The Bill and Melinda Gates Foundation of Seattle has given a $43 million dollars grant to aid in the development of a genetically engineered form of a Chinese herbal drug that is thought to be effective in curing malaria. The foundation has given the money to Jay Keasling, a UC Berkeley chemical engineering, Amyris Biotechnologies, a company set up by former students of Keasling, and the Institute for OneWorld Health, a San Francisco firm that will handle the clinical trials and the Food and Drug Administration approval process.
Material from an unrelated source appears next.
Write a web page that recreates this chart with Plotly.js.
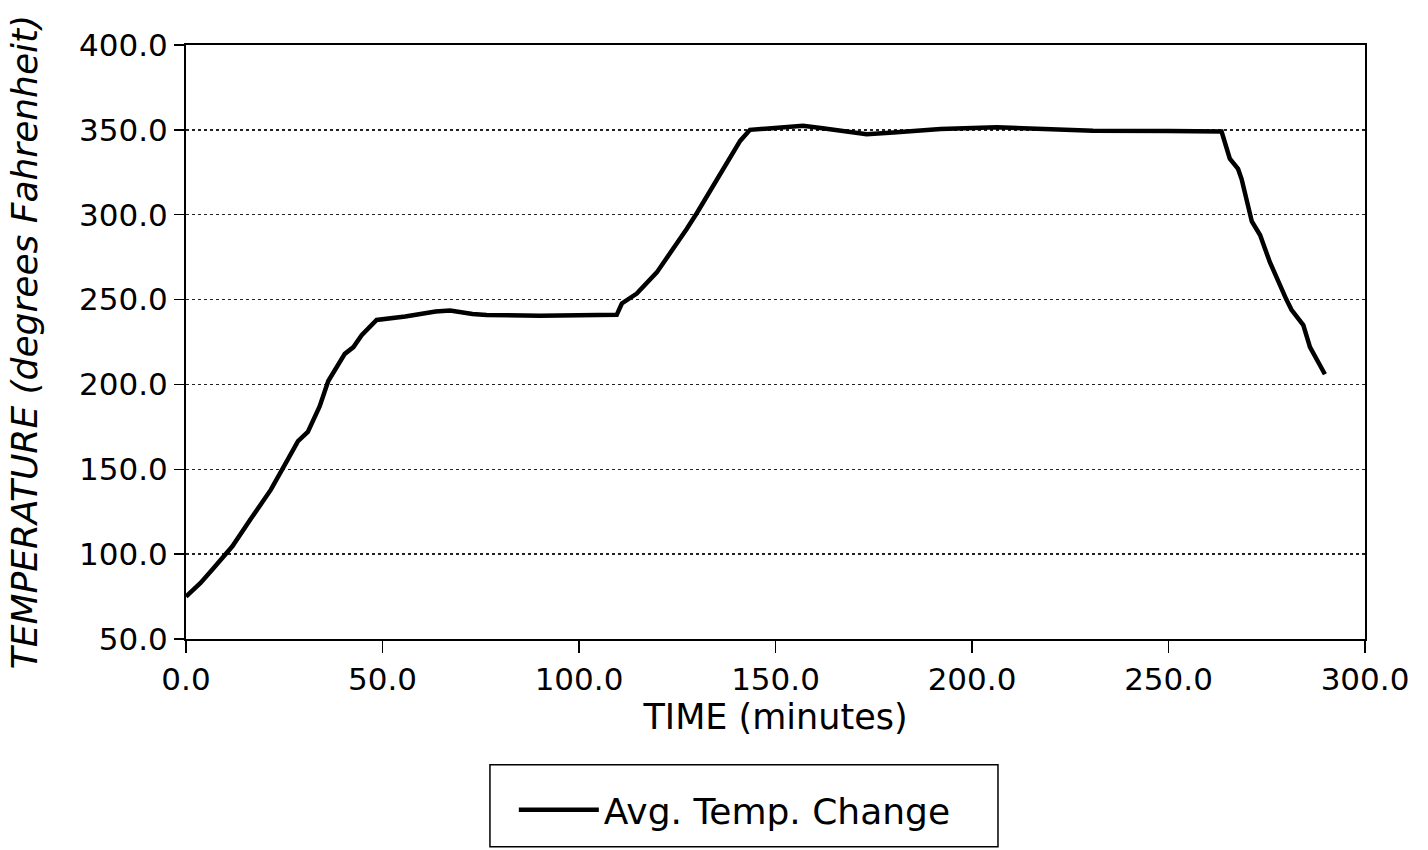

This consortium will work on creating a less expensive form of the herb artemisinin, which occurs naturally as a derivative of the dried leaves of the wormwood plant. The Chinese have been using Artemisinin since A.D. 150 to treat fevers but it was in Vietnam that it was first found to be effective in reducing deaths from malaria.

Finding treatment for malaria is critical in that new strains are proving to be resistant against current forms of treatment. Over 500 million people a year contract this disease, which kills 1.5 million of them. The World Health Organization has acknowledged that combining antibiotics with an herbal extract is the only known medicine to stop the disease. Malaria is actually a parasite within the blood stream of those afflicted.

In synthesizing artemisinin, the cost for a three-day sequence of treatment can be significantly reduced, and made more readily available to cash-poor countries in Asia and Africa where the disease is most prevalent.